Feline cardiology pattern sorting - rhythm interpretation, pressure clues, congenital murmurs, and pericardial risk
⏱ 4-5 min read · Topic 48 of 85
Before applying this topic clinically, verify arrhythmia stabilization pathways, antihypertensive protocols, pericardial intervention thresholds, and thromboembolism treatment plans against current feline cardiology references and clinician judgment. This page is for NAVLE-style reasoning only.
This page focuses on NAVLE-style diagnostic and triage reasoning. It intentionally avoids protocol-level drug dosing, procedure steps, and species-specific emergency algorithms.

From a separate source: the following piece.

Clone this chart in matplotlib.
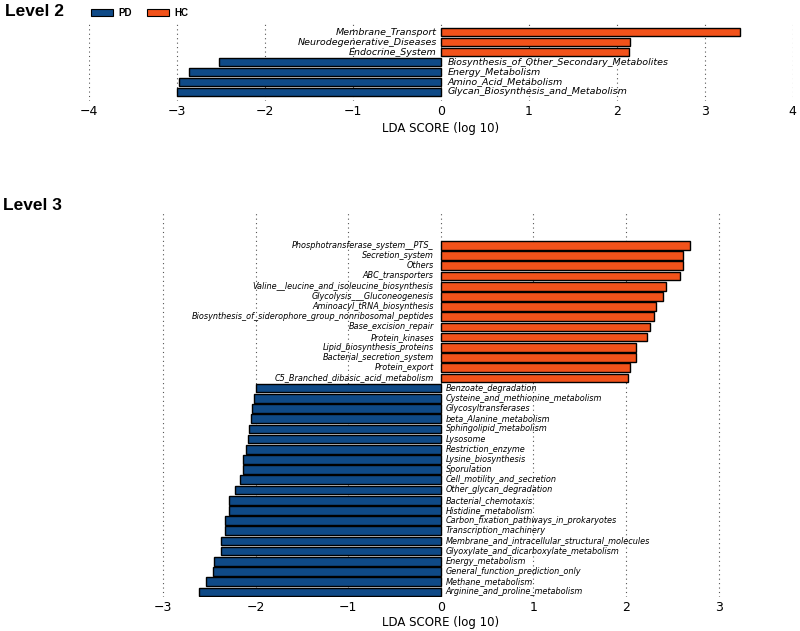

| Pattern | Main clue | Best separator | Trap |
|---|---|---|---|
| Hemodynamically important arrhythmia | Collapse with pulse deficits | ECG plus perfusion markers | Labeling rhythm by auscultation only |
| Congenital cardiac defect | Juvenile murmur and poor growth | Echocardiographic lesion identification | Assuming every juvenile murmur is benign |
| Systemic hypertension | Retinal or neurologic injury signs | Persistent pressure trend and organ injury evidence | Acting on one isolated blood pressure value |
| Pericardial effusion compromise | Muffled heart sounds, weak pulses, episodic collapse | Imaging and hemodynamic context | Misclassifying as noncardiac syncope |
| Aortic thromboembolism | Acute painful hind limb paresis | Perfusion asymmetry with cardiac history | Treating as orthopedic disease first |
| Noncardiac collapse differential | Episode without sustained cardiac findings | Contextual neurologic/metabolic workup | Overcalling cardiogenic etiology |
Use this page as remediation for missed questions on feline arrhythmia triage, congenital murmur interpretation, hypertensive target-organ injury, pericardial compromise clues, and thromboembolic pattern recognition.